Unlike its critics who see only ""ideology,"" the Bush policy recognizes the
moral difficulty surrounding the research and upholds important moral
values. Derivation of embryonic stem cells requires the deliberate
destruction of 5- to 6-day-old human embryos. The moral issue does not
disappear just because the embryos are very small or because they are no
longer wanted for reproductive purposes: Because they are living human
embryos, destroying them is not a morally neutral act. Just as no society
can afford to be callous to the needs of suffering humanity, none can afford
to be cavalier about how it treats nascent human life.

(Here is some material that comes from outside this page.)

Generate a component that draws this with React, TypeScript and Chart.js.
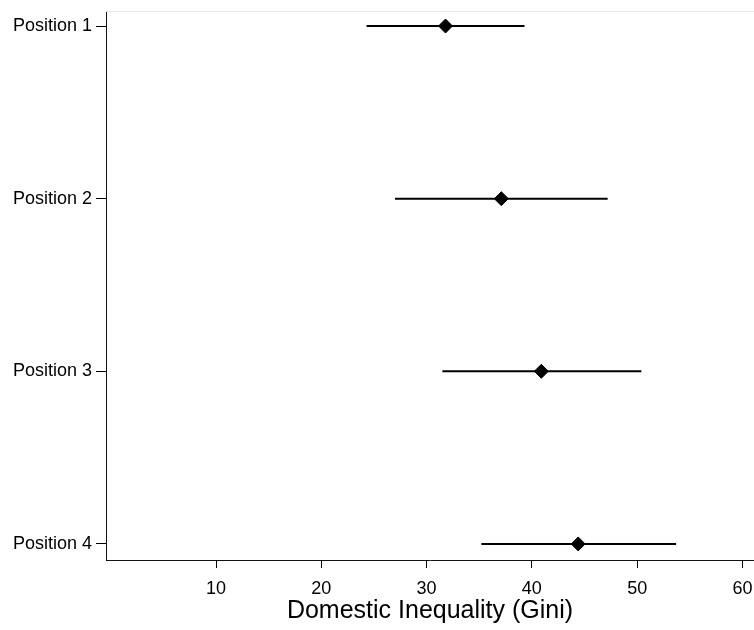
import React, { useEffect, useRef } from "react";
import { Chart, registerables } from "chart.js";

Chart.register(...registerables);

const categories: string[] = ["Position 1", "Position 2", "Position 3", "Position 4"];
const estimates: number[] = [31.8, 37.1, 40.9, 44.4];
const lowerCI: number[] = [24.3, 27.0, 31.5, 35.2];
const upperCI: number[] = [39.3, 47.2, 50.4, 53.7];
const xTicks: number[] = [10, 20, 30, 40, 50, 60];
const xTitle = "Domestic Inequality (Gini)";

const FONT = "'Liberation Sans', Arial, Helvetica, sans-serif";

const topBorder = {
  id: "topBorder",
  afterDraw(chart: any) {
    const { ctx, chartArea } = chart;
    ctx.save();
    ctx.strokeStyle = "#e3ecec";
    ctx.lineWidth = 1;
    ctx.beginPath();
    ctx.moveTo(chartArea.left, chartArea.top + 0.5);
    ctx.lineTo(chartArea.right, chartArea.top + 0.5);
    ctx.stroke();
    ctx.restore();
  },
};

export default function App() {
  const ref = useRef<HTMLCanvasElement | null>(null);

  useEffect(() => {
    if (!ref.current) return;
    const pointData = estimates.map((v, i) => ({ x: v, y: i + 1 }));
    const barSets = categories.map((c, i) => ({
      label: c + " CI",
      data: [
        { x: lowerCI[i], y: i + 1 },
        { x: upperCI[i], y: i + 1 },
      ],
      showLine: true,
      borderColor: "#000",
      borderWidth: 2,
      pointRadius: 0,
      pointHoverRadius: 0,
    }));
    const chart = new Chart(ref.current, {
      type: "scatter",
      data: {
        datasets: [
          {
            label: "Estimate",
            data: pointData,
            pointStyle: "rectRot",
            pointRadius: 7,
            pointBorderWidth: 1,
            backgroundColor: "#000",
            borderColor: "#000",
          } as any,
          ...barSets,
        ],
      },
      options: {
        animation: false,
        responsive: false,
        maintainAspectRatio: false,
        layout: { autoPadding: false, padding: { top: 11, right: 0, left: 0, bottom: 0 } },
        plugins: {
          legend: { display: false },
          tooltip: { enabled: false },
        },
        scales: {
          x: {
            type: "linear",
            min: -0.45,
            max: 61.1,
            afterBuildTicks: (axis: any) => {
              axis.ticks = xTicks.map((v) => ({ value: v }));
            },
            afterFit: (axis: any) => {
              axis.height = 70;
              axis.paddingLeft = 0;
              axis.paddingRight = 0;
            },
            grid: {
              drawOnChartArea: false,
              drawTicks: true,
              tickLength: 8,
              color: "#000",
            },
            border: { color: "#111", width: 1 },
            ticks: {
              autoSkip: false,
              maxRotation: 0,
              padding: 10,
              color: "#000",
              font: { family: FONT, size: 18 },
              callback: (v: any) => String(v),
            },
            title: {
              display: true,
              text: xTitle,
              color: "#000",
              font: { family: FONT, size: 25 },
              padding: { top: 0, bottom: 4 },
            },
          },
          y: {
            type: "linear",
            reverse: true,
            min: 0.913,
            max: 4.093,
            afterBuildTicks: (axis: any) => {
              axis.ticks = categories.map((_, i) => ({ value: i + 1 }));
            },
            afterFit: (axis: any) => {
              axis.width = 106;
              axis.paddingTop = 0;
              axis.paddingBottom = 0;
            },
            grid: {
              drawOnChartArea: false,
              drawTicks: true,
              tickLength: 10,
              color: "#000",
            },
            border: { color: "#111", width: 1 },
            ticks: {
              autoSkip: false,
              padding: 4,
              color: "#000",
              font: { family: FONT, size: 18 },
              callback: (v: any) => categories[Math.round(Number(v)) - 1] ?? "",
            },
          },
        },
      },
      plugins: [topBorder],
    });
    return () => chart.destroy();
  }, []);

  return (
    <div style={{ position: "fixed", left: 0, top: 0, width: 754, height: 630, background: "#fff" }}>
      <canvas ref={ref} width={754} height={630} style={{ width: 754, height: 630, display: "block" }} />
    </div>
  );
}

Since 1995 Congress has annually reaffirmed (with bipartisan support) its
respect for early human life in the Dickey amendment, which forbids federal
funding of research in which human embryos are harmed or destroyed. The
president's policy upholds not only the letter but also the moral spirit of
that law. By restricting federal funding to research using only those
embryonic stem cell lines that were already in existence (the
embryo-destroying deed having already been done), the policy refuses to be
complicit in or to reward future destructive and coarsening practices. It
promotes health without violating life or the law of the land.

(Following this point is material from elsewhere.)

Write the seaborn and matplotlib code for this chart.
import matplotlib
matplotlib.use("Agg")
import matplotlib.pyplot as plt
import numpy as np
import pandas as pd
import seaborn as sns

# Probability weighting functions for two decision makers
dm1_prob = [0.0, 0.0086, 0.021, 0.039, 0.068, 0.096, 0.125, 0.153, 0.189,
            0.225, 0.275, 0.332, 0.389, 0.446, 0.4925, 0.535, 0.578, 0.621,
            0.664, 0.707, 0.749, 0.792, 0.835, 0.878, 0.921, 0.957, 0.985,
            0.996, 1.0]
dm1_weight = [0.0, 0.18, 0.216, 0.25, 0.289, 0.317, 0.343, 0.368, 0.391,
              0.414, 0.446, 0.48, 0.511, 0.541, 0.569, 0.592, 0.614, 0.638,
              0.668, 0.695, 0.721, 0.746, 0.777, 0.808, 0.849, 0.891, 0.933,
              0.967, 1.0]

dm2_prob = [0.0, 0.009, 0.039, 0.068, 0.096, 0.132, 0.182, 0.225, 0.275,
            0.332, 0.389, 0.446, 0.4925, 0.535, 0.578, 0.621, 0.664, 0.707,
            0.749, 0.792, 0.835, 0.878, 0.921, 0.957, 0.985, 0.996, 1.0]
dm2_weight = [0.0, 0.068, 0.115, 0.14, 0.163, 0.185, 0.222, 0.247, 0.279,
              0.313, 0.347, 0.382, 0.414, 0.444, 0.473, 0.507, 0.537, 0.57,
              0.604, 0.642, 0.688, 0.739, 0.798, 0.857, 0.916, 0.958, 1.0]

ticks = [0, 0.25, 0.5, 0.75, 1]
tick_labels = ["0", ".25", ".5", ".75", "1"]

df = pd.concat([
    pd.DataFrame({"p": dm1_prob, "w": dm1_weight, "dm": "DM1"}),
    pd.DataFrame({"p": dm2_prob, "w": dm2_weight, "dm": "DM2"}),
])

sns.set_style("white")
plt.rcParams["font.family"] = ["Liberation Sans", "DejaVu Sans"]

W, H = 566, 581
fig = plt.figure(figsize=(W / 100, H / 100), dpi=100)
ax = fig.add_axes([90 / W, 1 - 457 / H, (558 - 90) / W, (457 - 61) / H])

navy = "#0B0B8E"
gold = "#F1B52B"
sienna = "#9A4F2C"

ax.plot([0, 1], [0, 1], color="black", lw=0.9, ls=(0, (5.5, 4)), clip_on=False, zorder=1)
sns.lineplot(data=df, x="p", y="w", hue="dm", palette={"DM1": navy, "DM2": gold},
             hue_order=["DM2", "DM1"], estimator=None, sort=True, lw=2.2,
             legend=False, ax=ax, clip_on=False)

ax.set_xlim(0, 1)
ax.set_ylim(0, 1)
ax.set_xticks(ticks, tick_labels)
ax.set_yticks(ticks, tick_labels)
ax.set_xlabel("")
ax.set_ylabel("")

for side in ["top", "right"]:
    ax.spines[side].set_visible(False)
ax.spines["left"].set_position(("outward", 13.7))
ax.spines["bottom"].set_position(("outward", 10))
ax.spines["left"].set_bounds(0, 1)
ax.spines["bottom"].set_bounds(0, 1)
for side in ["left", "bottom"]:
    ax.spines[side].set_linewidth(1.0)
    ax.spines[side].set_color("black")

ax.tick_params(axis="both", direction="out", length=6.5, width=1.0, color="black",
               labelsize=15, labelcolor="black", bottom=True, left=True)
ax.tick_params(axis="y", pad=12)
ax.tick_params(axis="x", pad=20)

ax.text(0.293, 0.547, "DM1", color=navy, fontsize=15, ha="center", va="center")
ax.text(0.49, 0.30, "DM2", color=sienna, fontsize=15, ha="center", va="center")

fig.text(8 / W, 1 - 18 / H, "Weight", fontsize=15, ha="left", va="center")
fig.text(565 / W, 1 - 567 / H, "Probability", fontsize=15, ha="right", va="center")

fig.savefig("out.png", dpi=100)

The Bush policy also offers a prudent means of addressing a divisive public
question. By refusing to reward future embryo destruction, it respects those
who regard this practice as immoral. Yet by refraining from banning
embryo-destroying research in the private sector, it also respects those for
whom the moral balance favors sacrificing embryos for the sake of medical
progress. The policy offers hope to those who might be aided by stem cell
medicine in the future without recklessly trampling over the most cherished
moral ideals of their fellow citizens.
It is not the president but his critics who are playing politics with the
people who need cures. It is cruel to suggest that stem-cell-based therapies
are ""at our fingertips"" when our best scientists have made it clear that it
will be at least several decades before anyone's disease or disability might
be cured by this means. It is cruel to suggest that a reversal of the
current Bush policy -- dishonestly labeled a ""ban"" -- is all that scientists
need to enable the wheelchair-bound to walk again, and soon.
Stem cell research -- embryonic and adult -- is a field of great potential,
though it is much too early to know where it will lead. Now is the time for
the researchers to take advantage of the great existing opportunities open
for exploration. Now is the time for the demagoguery to stop.
The writer is chairman of the President's Council on Bioethics and is a fellow at the American Enterprise Institute.